Daily Golf Journal Interview Series- Interview #5
How long have you been Golf Director at Penina?
Well, it will be 4 years at Penina in November of this year. Before that I was Quinta de Peru for 10 years and before that at the Portuguese Golf federation practice facility at Jamor in Lisbon for 4 years.
What attracted you to the move down from Lisbon to the Algarve?
The real pull was the destination as a whole because all the major things in Portugal, in terms of Golf, all happen down here in the Algarve. The move to Penina was a big step career wise and one of the best decisions I have made. The history of the Penina leaves a legacy. It’s the oldest course in the whole Algarve and the Stilwell family started Penina in the 50s when John Stilwell had the vision to build a course. He invited Sir Henry Cotton to see the potential at Penina and he fell in love with the area and the place and ended up staying in the area for a number of years. The land was originally a paddy field and so there was a tremendous amount of work to be done to transform it into a useable golf course. That’s why there are so many eucalyptus trees to soak up the water and because the land sits just below sea level. So it was a big project with the view of being a world class facility thanks to the vision of the Stilwell family and Sir Henry Cotton. It was the first 5 star hotel with an on-site golf course. So it’s believed that Algarve tourism started at Penina. One of the things that put Penina on the map is the Shell Wonderful World of golf programme with Peter Alliss and Doug Sanders in 1968. Penina was inaugurated in 1966. We’ve had 10 Opens at Penina with the last one in 2006.
Check out this short video from the Alliss vs Doug Sanders match in 1968 www.youtube.com/watch?v=8FcRTRQ4wEc (this is our MDHIO hole (the 8th at Penina))
Many new bunkers have been placed on the course and some holes reshaped. Salvador feels a responsibility to do a great job at Penina to protect the legacy as it’s an important place in Portugal’s golfing history. Even today the course stands up to modern golf and is annually tested when professional tours come to Penina in January and February.
Salvador’s favourite holes are the 5th, 9th and the 18th. The 9th in particular is a cleverly designed hole with the fairway well protected by bunkers and a stream running across it and a dogleg left to a three-tiered green in front of the hotel. Salvador himself a 1 handicapper, tends to try to hit a three-wood tight down the left to give himself a shorter shot into the tricky green.
He also likes the fact that there is only 1 par5 on the front and 4 on the back so there are chances to make birdies on the back 9.
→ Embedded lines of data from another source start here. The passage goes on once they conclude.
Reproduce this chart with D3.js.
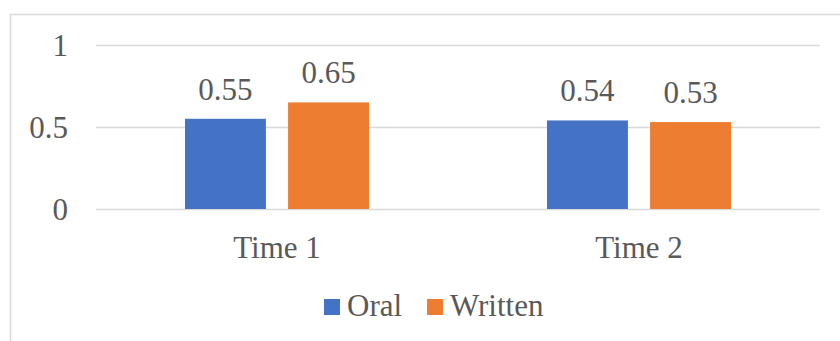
<!DOCTYPE html>
<html>
<head>
<meta charset="utf-8">
<script src="https://cdn.jsdelivr.net/npm/d3@7"></script>
<style>
  html, body { margin: 0; padding: 0; background: #fff; }
  svg { display: block; }
</style>
</head>
<body>
<svg id="chart" width="840" height="341"></svg>
<script>
// Chart data
const categories = ["Time 1", "Time 2"];
const seriesNames = ["Oral", "Written"];
const oralValues = [0.55, 0.54];
const writtenValues = [0.65, 0.53];
const yTicks = [0, 0.5, 1];
const colors = ["#4472C4", "#ED7D31"];

const seriesValues = [oralValues, writtenValues];
const rows = categories.map((c, i) => ({
  category: c,
  values: seriesNames.map((s, j) => ({ series: s, value: seriesValues[j][i] }))
}));

const W = 840, H = 341;
const plot = { left: 96, right: 820, top: 45, bottom: 209 };
const fontSize = 31;
const FONT = "'Liberation Serif', 'Times New Roman', serif";
const TEXT_COLOR = "#595959";

function textStyle(sel) {
  sel.style("font-family", FONT)
     .style("font-size", fontSize + "px")
     .style("fill", TEXT_COLOR);
}

const svg = d3.select("#chart");

// Chart frame (extends past the right and bottom edges)
svg.append("rect")
  .attr("x", 10.5).attr("y", 14.5)
  .attr("width", W + 20).attr("height", H + 20)
  .attr("fill", "none").attr("stroke", "#d9d9d9").attr("stroke-width", 1.5);

const x0 = d3.scaleBand().domain(categories).range([plot.left, plot.right]);
const x1 = d3.scaleBand().domain(seriesNames).range([0, 184]).paddingInner(0.215);
const y = d3.scaleLinear().domain([0, 1]).range([plot.bottom, plot.top]);
const color = d3.scaleOrdinal().domain(seriesNames).range(colors);

// Gridlines and value axis labels
const yAxis = d3.axisLeft(y).tickValues(yTicks).tickSize(-(plot.right - plot.left)).tickPadding(28)
  .tickFormat(d => d3.format("~g")(d));
const gy = svg.append("g").attr("transform", `translate(${plot.left},0)`).call(yAxis);
gy.select(".domain").remove();
gy.selectAll(".tick line").attr("stroke", "#d9d9d9").attr("stroke-width", 1.5);
gy.selectAll(".tick text").call(textStyle).attr("dy", "0.34em");

// Bars
const groups = svg.append("g").selectAll("g").data(rows).join("g")
  .attr("transform", d => `translate(${x0(d.category) + (x0.bandwidth() - 184) / 2},0)`);

groups.selectAll("rect").data(d => d.values).join("rect")
  .attr("x", d => x1(d.series))
  .attr("width", x1.bandwidth())
  .attr("y", d => y(d.value))
  .attr("height", d => y(0) - y(d.value))
  .attr("fill", d => color(d.series));

// Value labels
groups.selectAll("text").data(d => d.values).join("text")
  .attr("x", d => x1(d.series) + x1.bandwidth() / 2)
  .attr("y", d => y(d.value) - 19)
  .attr("text-anchor", "middle")
  .call(textStyle)
  .text(d => d3.format(".2f")(d.value));

// Category axis labels
const xAxis = d3.axisBottom(x0).tickSize(0).tickPadding(0);
const gx = svg.append("g").attr("transform", `translate(0,${plot.bottom})`).call(xAxis);
gx.select(".domain").remove();
gx.selectAll(".tick text").call(textStyle).attr("dy", null).attr("y", 49);

// Legend
const legendItems = [
  { name: seriesNames[0], x: 324 },
  { name: seriesNames[1], x: 427 }
];
const legend = svg.append("g").selectAll("g").data(legendItems).join("g")
  .attr("transform", d => `translate(${d.x},299)`);
legend.append("rect").attr("width", 16).attr("height", 16).attr("fill", d => color(d.name));
legend.append("text").attr("x", 23).attr("y", 16.5).call(textStyle).text(d => d.name);
</script>
</body>
</html>
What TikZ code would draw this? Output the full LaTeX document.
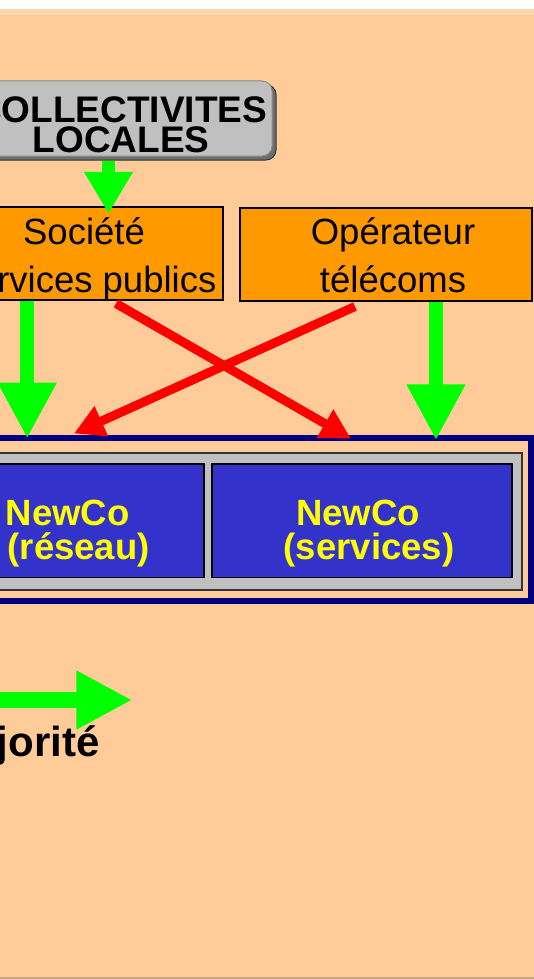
\documentclass[tikz,border=0pt]{standalone}
\usepackage{fontspec}
\setmainfont{Liberation Sans}
\usetikzlibrary{arrows.meta}
\definecolor{cpeach}{HTML}{FFCC99}
\definecolor{cpeachlt}{HTML}{FFD6AA}
\definecolor{ctan}{HTML}{C8A67C}
\definecolor{corange}{HTML}{FF9900}
\definecolor{cgreen}{HTML}{00FF00}
\definecolor{cred}{HTML}{FF0000}
\definecolor{cblue}{HTML}{3333CC}
\definecolor{cnavy}{HTML}{000080}
\definecolor{csilver}{HTML}{C0C0C0}
\definecolor{cshadow}{HTML}{6E6E6E}
\definecolor{cyellow}{HTML}{FFFF00}
\begin{document}
\begin{tikzpicture}[x=1pt,y=-1pt,
  orangebox/.style={draw=black, line width=2pt, fill=corange, inner sep=0pt, minimum width=#1, minimum height=93pt},
  bluebox/.style={draw=black, line width=1.8pt, fill=cblue, inner sep=0pt, minimum height=113.5pt, minimum width=#1},
  normtxt/.style={anchor=base, inner sep=0pt, font=\fontsize{36.5pt}{40pt}\selectfont},
  boldtxt/.style={anchor=base, inner sep=0pt, font=\fontsize{36.5pt}{40pt}\selectfont\bfseries},
  newcotxt/.style={boldtxt, text=cyellow},
  greenbig/.style={draw=cgreen, line width=14pt, -{Triangle[width=55pt,length=56pt]}},
  greensmall/.style={draw=cgreen, line width=13pt, -{Triangle[width=46pt,length=42pt]}},
  redarrow/.style={draw=cred, line width=9pt, -{Triangle[width=31pt,length=30pt]}}
]
\useasboundingbox (0,0) rectangle (534,979);
\clip (0,0) rectangle (534,979);
% background
\fill[white] (0,0) rectangle (534,979);
\fill[cpeach] (0,9) rectangle (534,979);
\fill[cpeachlt] (0,9) rectangle (534,15);
\fill[ctan] (0,976.8) rectangle (534,979);

% COLLECTIVITES LOCALES
\node[draw=black!80, line width=1pt, fill=cshadow, rounded corners=10pt, inner sep=0pt,
      minimum width=312pt, minimum height=75.5pt] (colsh) at (120,122.25) {};
\node[draw=black!45, line width=1pt, fill=csilver, rounded corners=10pt, inner sep=0pt,
      minimum width=312pt, minimum height=75pt] (col) at (116,118.5) {};
\node[boldtxt, font=\fontsize{37pt}{40pt}\selectfont\bfseries] (colt1) at (121,122) {COLLECTIVITES};
\node[boldtxt, font=\fontsize{37pt}{40pt}\selectfont\bfseries] (colt2) at (121,153) {LOCALES};

% orange boxes
\node[orangebox=293pt] (soc) at (76.5,253.5) {};
\node[orangebox=292pt] (op) at (385.5,254) {};
\node[normtxt] (soct1) at (84,244.5) {Société};
\node[normtxt] (soct2) at (84.5,292) {Services publics};
\node[normtxt] (opt1) at (393,244.5) {Opérateur};
\node[normtxt] (opt2) at (393,292) {télécoms};

% NewCo frame
\draw[cnavy, line width=5.7pt] (-20,438) rectangle (531.2,600.8);
\node[draw=black!80, line width=1.6pt, fill=csilver, inner sep=0pt, anchor=north east,
      minimum width=560pt, minimum height=137pt] (grp) at (522.5,452) {};
\node[bluebox=284pt] (res) at (62,520.75) {};
\node[bluebox=300.6pt] (ser) at (362,520.75) {};
\node[newcotxt] (rest1) at (67.7,525.6) {NewCo};
\node[newcotxt] (rest2) at (78.7,559.6) {(réseau)};
\node[newcotxt] (sert1) at (358,525.6) {NewCo};
\node[newcotxt] (sert2) at (369,559.6) {(services)};

% arrows
\coordinate (t1) at (108.5,213.8);
\coordinate (t2) at (27.2,438.6);
\coordinate (t3) at (436,440.3);
\draw[greensmall] (colsh.south -| t1) -- (t1);
\draw[greenbig] (soc.south -| t2) -- (t2);
\draw[greenbig] (op.south -| t3) -- (t3);
\coordinate (r1s) at (116,303.5);
\coordinate (r1e) at (351,438.6);
\coordinate (r2s) at (355,306.5);
\coordinate (r2e) at (74,433.5);
\draw[redarrow] (r1s) -- (r1e);
\draw[redarrow] (r2s) -- (r2e);

% legend
\coordinate (ls) at (-10,700);
\coordinate (le) at (132.3,700);
\draw[greenbig, line width=15.5pt] (ls) -- (le);
\node[anchor=base east, inner sep=0pt, font=\fontsize{42pt}{46pt}\selectfont\bfseries] (leg) at (99.8,756.7) {majorité};
\end{tikzpicture}
\end{document}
The 8th hole (our Million Dollar hole) tends to produce the most Hole in Ones. It’s usually the shortest par 3.
Tell us something that our readers may not know about you?
Salvador has played numerous amateur events and has represented Portugal in international events. He is also a TV commentator for the live golf on SportTV during big events such as the European tour events. He is also a surfer and heads to the west coast in his spare time.